Chief military prosecutor general Tsao Chin-sheng said the 24-year-old suffered from heatstroke after being subjected to "exercises that were unbearable, cruel and abusive" that resulted in his death from multiple organ failure.

"I am sorry that the case caused public anger and shook confidence in the military. Our only goal is to find the truth, to give the public an answer and hope Chung-chiu can rest in peace," Mr Tsao said.

Among those indicted was Chen Yi-hsun, who oversaw corporal Hung's punishment while in solitary confinement. He was charged with abuse that led to the conscript's death by imposing excessive exercise on him.

Major General Shen Wei-chih, the former commander of the brigade, deputy commander Ho Chiang-chung and four others were charged with "collectively imposing illegal punishment on a subordinate" and offences against personal liberty.

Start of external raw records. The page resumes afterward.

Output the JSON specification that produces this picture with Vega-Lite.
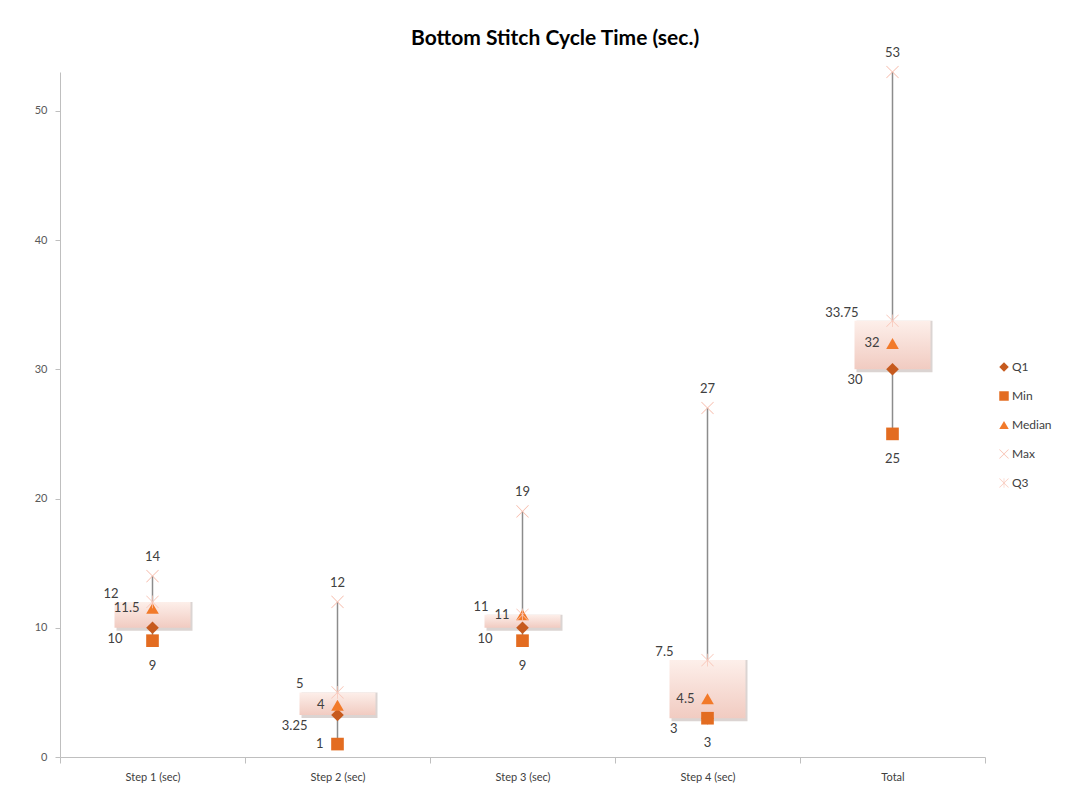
{
  "$schema": "https://vega.github.io/schema/vega-lite/v6.json",
  "width": 925,
  "height": 685,
  "padding": {"left": 34, "top": 28, "right": 10, "bottom": 5},
  "background": "white",
  "title": {"text": "Bottom Stitch Cycle Time (sec.)", "font": "Lato", "fontSize": 21, "fontWeight": "bold", "color": "#000000", "anchor": "middle", "frame": "bounds", "offset": -2, "dx": 12},
  "config": {"view": {"stroke": null}, "font": "Lato"},
  "data": {"values": [
    {"step": "Step 1 (sec)", "Q1": 10, "Min": 9, "Median": 11.5, "Max": 14, "Q3": 12},
    {"step": "Step 2 (sec)", "Q1": 3.25, "Min": 1, "Median": 4, "Max": 12, "Q3": 5},
    {"step": "Step 3 (sec)", "Q1": 10, "Min": 9, "Median": 11, "Max": 19, "Q3": 11},
    {"step": "Step 4 (sec)", "Q1": 3, "Min": 3, "Median": 4.5, "Max": 27, "Q3": 7.5},
    {"step": "Total", "Q1": 30, "Min": 25, "Median": 32, "Max": 53, "Q3": 33.75}
  ]},
  "encoding": {
    "x": {"field": "step", "type": "nominal", "sort": null,
      "axis": {"title": null, "labelAngle": 0, "tickBand": "extent", "domainColor": "#bfbfbf", "tickColor": "#bfbfbf", "labelColor": "#404040", "labelFontSize": 11, "labelPadding": 8, "tickSize": 6}}
  },
  "layer": [
    {"mark": {"type": "rule", "color": "#8c8c8c", "strokeWidth": 1.5},
     "encoding": {"y": {"field": "Min", "type": "quantitative", "scale": {"domain": [0, 53], "nice": false, "zero": true}, "axis": {"title": null, "values": [0, 10, 20, 30, 40, 50], "grid": false, "domainColor": "#bfbfbf", "tickColor": "#bfbfbf", "labelColor": "#595959", "labelFontSize": 11, "tickSize": 5, "labelPadding": 8}}, "y2": {"field": "Max"}}},
    {"mark": {"type": "bar", "width": 76, "color": "#b0a09c", "opacity": 0.45, "xOffset": 2, "yOffset": 3},
     "encoding": {"y": {"field": "Q1", "type": "quantitative"}, "y2": {"field": "Q3"}}},
    {"mark": {"type": "bar", "width": 76, "color": {"gradient": "linear", "x1": 0, "y1": 0, "x2": 0, "y2": 1, "stops": [{"offset": 0, "color": "#fdefea"}, {"offset": 1, "color": "#f1cbc1"}]}},
     "encoding": {"y": {"field": "Q1", "type": "quantitative"}, "y2": {"field": "Q3"}}},
    {"transform": [{"fold": ["Q1", "Min", "Median", "Max", "Q3"], "as": ["stat", "val"]}],
     "mark": {"type": "point", "filled": true, "opacity": 1, "size": 160},
     "encoding": {
       "y": {"field": "val", "type": "quantitative"},
       "shape": {"field": "stat", "type": "nominal", "scale": {"domain": ["Q1", "Min", "Median", "Max", "Q3"], "range": ["diamond", "square", "triangle-up", "M-1,-0.92L-0.92,-1L0,-0.08L0.92,-1L1,-0.92L0.08,0L1,0.92L0.92,1L0,0.08L-0.92,1L-1,0.92L-0.08,0Z", "M-1,-0.92L-0.92,-1L0,-0.08L0.92,-1L1,-0.92L0.08,0L1,0.92L0.92,1L0,0.08L-0.92,1L-1,0.92L-0.08,0ZM-0.06,-1L0.06,-1L0.06,1L-0.06,1Z"]},
         "legend": {"title": null, "orient": "none", "legendX": 938, "legendY": 289, "labelFont": "Lato", "labelFontSize": 12, "labelColor": "#404040", "symbolSize": 90, "rowPadding": 17, "labelOffset": 2}},
       "color": {"field": "stat", "type": "nominal", "scale": {"domain": ["Q1", "Min", "Median", "Max", "Q3"], "range": ["#c65a1e", "#e36c21", "#f27a2a", "#f6b9a8", "#f8c6b8"]}}
     }},
    {"transform": [{"fold": ["Max"], "as": ["stat", "val"]}],
     "mark": {"type": "text", "dy": -19, "fontSize": 13, "color": "#404040"},
     "encoding": {"y": {"field": "val", "type": "quantitative"}, "text": {"field": "val", "type": "quantitative"}}},
    {"transform": [{"fold": ["Q3"], "as": ["stat", "val"]}],
     "mark": {"type": "text", "align": "right", "dx": -34, "dy": -8, "fontSize": 13, "color": "#404040"},
     "encoding": {"y": {"field": "val", "type": "quantitative"}, "text": {"field": "val", "type": "quantitative"}}},
    {"transform": [{"fold": ["Median"], "as": ["stat", "val"]}],
     "mark": {"type": "text", "align": "right", "dx": -13, "dy": 0, "fontSize": 13, "color": "#404040"},
     "encoding": {"y": {"field": "val", "type": "quantitative"}, "text": {"field": "val", "type": "quantitative"}}},
    {"transform": [{"fold": ["Q1"], "as": ["stat", "val"]}],
     "mark": {"type": "text", "align": "right", "dx": -30, "dy": 11, "fontSize": 13, "color": "#404040"},
     "encoding": {"y": {"field": "val", "type": "quantitative"}, "text": {"field": "val", "type": "quantitative"}}},
    {"transform": [{"fold": ["Min"], "as": ["stat", "val"]}, {"filter": "datum.val >= 2"}],
     "mark": {"type": "text", "dy": 25, "fontSize": 13, "color": "#404040"},
     "encoding": {"y": {"field": "val", "type": "quantitative"}, "text": {"field": "val", "type": "quantitative"}}},
    {"transform": [{"fold": ["Min"], "as": ["stat", "val"]}, {"filter": "datum.val < 2"}],
     "mark": {"type": "text", "align": "right", "dx": -14, "dy": 0, "fontSize": 13, "color": "#404040"},
     "encoding": {"y": {"field": "val", "type": "quantitative"}, "text": {"field": "val", "type": "quantitative"}}}
  ]
}
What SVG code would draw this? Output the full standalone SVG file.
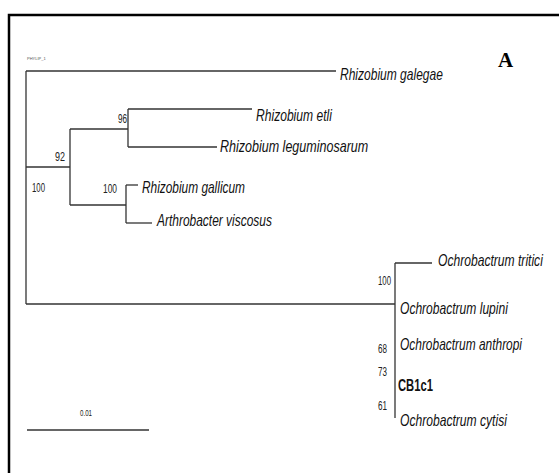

Ten other officials were charged with involuntary manslaughter for not noticing that the conscript's health was failing and not taking necessary measures during his time in solitary confinement to prevent his death.

One official was charged with transferring him to solitary confinement without authorisation.

Prosecutors did not specify what jail terms they were seeking. Legal experts say the most severe charge is of abuse leading to death, which is punishable by life imprisonment.

The conscript's family have said he had previously filed complaints about other abuse meted out by his superiors.

Defence Minister Kao Hua-chu stepped down this week after the case triggered demonstrations outside the defence ministry and other allegations of abuse and misconduct in the military.

Both him and President Ma Ying-jeou, whose approval ratings have plummeted in recent months, have apologised for the incident, vowing to investigate the case and punish those responsible.